I was wrapping up lunch at Pizzeria Vetri when a gentleman approached my table. He was skinny and stooped-over and appeared to be in dire straits. Very politely, he asked for help getting a little food. I handed him the last slice of my rosemary-and-mozzarella pie.
A black blister had erupted from the only part of the wedge that wasn’t overburdened with cheese. The slice flopped over in his grasp, as the rest had in mine.
“Is this what they gave you at this restaurant?” he asked.
“Yes,” I nodded, attempting a reassuring smile.
His brow creased. “Were they angry with you?”

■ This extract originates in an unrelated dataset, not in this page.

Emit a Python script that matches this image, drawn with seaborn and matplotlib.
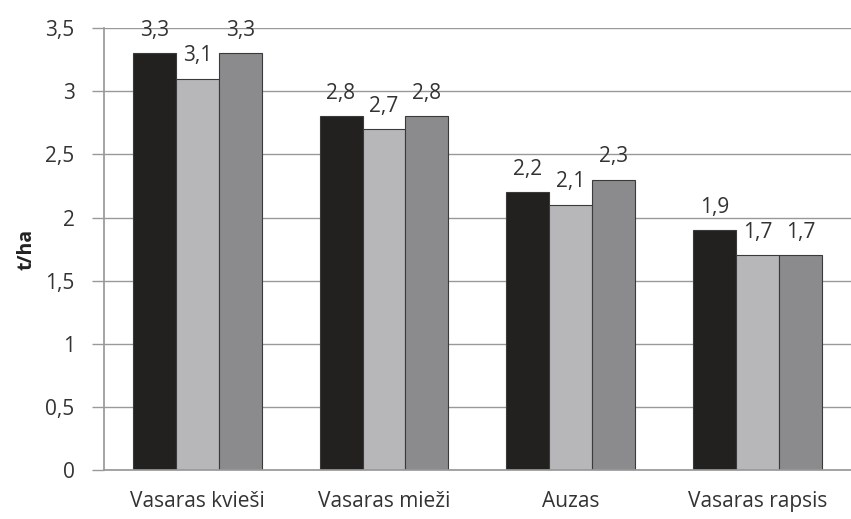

That was a little less polite. Save for one flighty server overcome by the dinner onslaught, Pizzeria Vetri’s staff was exceptionally pleasant on all four of my visits. And doubly so when my lunch date required a kiddie cup. Yet my unexpected visitor wasn’t totally off the mark. Pizzeria Vetri has many things to recommend it, but consistently good pizza isn’t one of them.

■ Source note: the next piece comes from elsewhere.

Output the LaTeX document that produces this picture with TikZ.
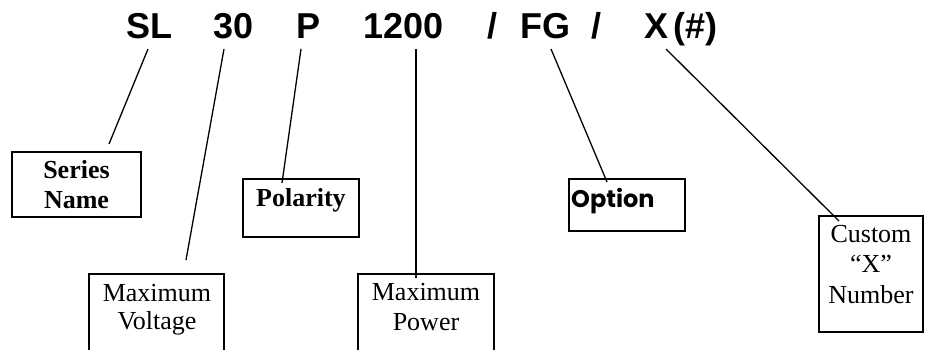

You might get lucky. I did. Once. It was with the Melanzana pie—creamy clumps of stracciatella and richly oily eggplant slices complementing the perfect tang of crushed San Marzanos, all on a masterfully crispy yet pliant Neapolitan-style crust. It was as good as any pizza I’ve had at Osteria, which sets the standard in this city (and is the inevitable measuring stick for any restaurant bearing Marc Vetri’s name).
The problem, though, was the other five pizzas I tried. One was okay, but four were literal flops—a problem whose origin became clear one day when I sat at the spiffy white-marble pizza-assembly counter and watched anxiously as a dough-stretcher strained the center of one 13-inch disk after another into a barely visible film. I couldn’t believe they weren’t popping. No wonder my margherita and fennel-sausage pies kept collapsing under their own weight.
The further away I got from the pizza menu, though, the better Pizzeria Vetri got. There are lovely salads: arugula and roasted fingerlings slathered with killer pesto, and a “wood oven” salad that’s a belly-filling medley of corn, chanterelles, blistered green beans and top-drawer ham, studded with ricotta salata. There’s exceptionally fresh-tasting kegged wine from the Gotham Project, and bottled sloe-gin fizzes and Americanos that serve two for $12. The rotolos are instantly the best savory pastry in town: crispy pizza dough coiled Cinnabon-style around mortadella and ricotta, doused with pistachio pesto.
I also loved one of my two Sicilian-style slices of the day, which played like a puffy, crispy focaccia decked with roasted pears and gorgonzola. And I’ll go back for all those things.
But in the future, I’ll order the pizza with lower expectations.